Still, that first use does seem to be the relatively traditional use of guns in games. Though, Ueda cryptically suggests there may be more going on. “I don’t know if ‘frustration’ is the right way to frame it, but whenever you’re playing a game you want to be challenged, right?,” Ueda says. “And you start to feel a little bit of frustration because you’re not winning in the most simple and easy manner. For me, you want to give a healthy amount of frustration, but by the time you earn or learn how to use said mechanic, you see the potential of having that sense of achievement once you utilize it. The shooting mechanic in this game I position as such that maybe there’s a more effective way to overcome some hurdles, and that’s how I see this naturally implemented in the game.”

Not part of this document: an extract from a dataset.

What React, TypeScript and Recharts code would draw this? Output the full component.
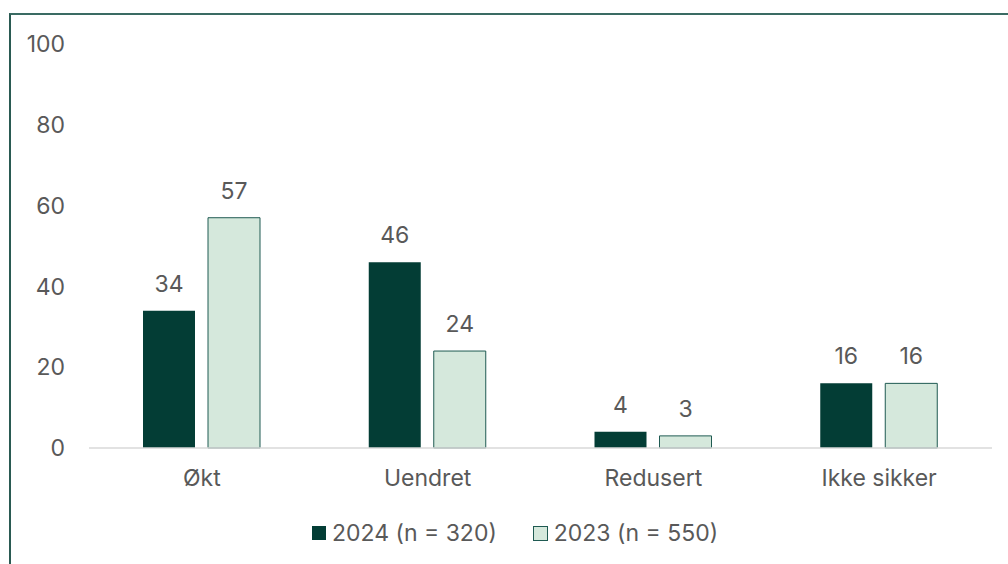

A massive robot's head half-buried in sand, with a human figure standing in front of it looking very small. From the open world game Gen Atlas.
Image credit: genDESIGN / Rock Paper Shotgun

Fenlon suggests Ueda may be implying there are multiple ways to solve a problem, and the gun is the shortcut, to which Ueda says “the short answer is yes”. But he also goes on to frame it in terms related to Ico – his PlayStation 2 game, in which you play a boy trying to lead a princess to safety – where you could kill enemies with your sword, and you could kill more than you had to. “It’s not that you have to defeat all the enemies that you encounter,” Ueda says. “That is not what the game is asking you to do. But in the moment, you may feel as if you have to defeat certain enemies, or you can choose not to. So in that sense, it’s not to score points, but it’s there so that it matters, and you feel that you do exist in that world.”

Whereas, in Shadow of the Colossus, it’s not possible to complete the game without killing the creatures that stalk its plains. But each of their deaths is communicated to you as an irreparable damage and loss to the world.

I’d be interested to see where Ueda and his team strike the balance with Gen Atlas. It sounds like it will be closer to Ico, where you are choosing your level of violence, and it also sounds like you will discover more about the world and the impact of your actions within it as you go. It’s certainly intriguing and, in the hands of other developers this may all just sound like lip service, but Ueda has consistently made players of his games consider the harm they can cause a world, however they justify their violence to themselves.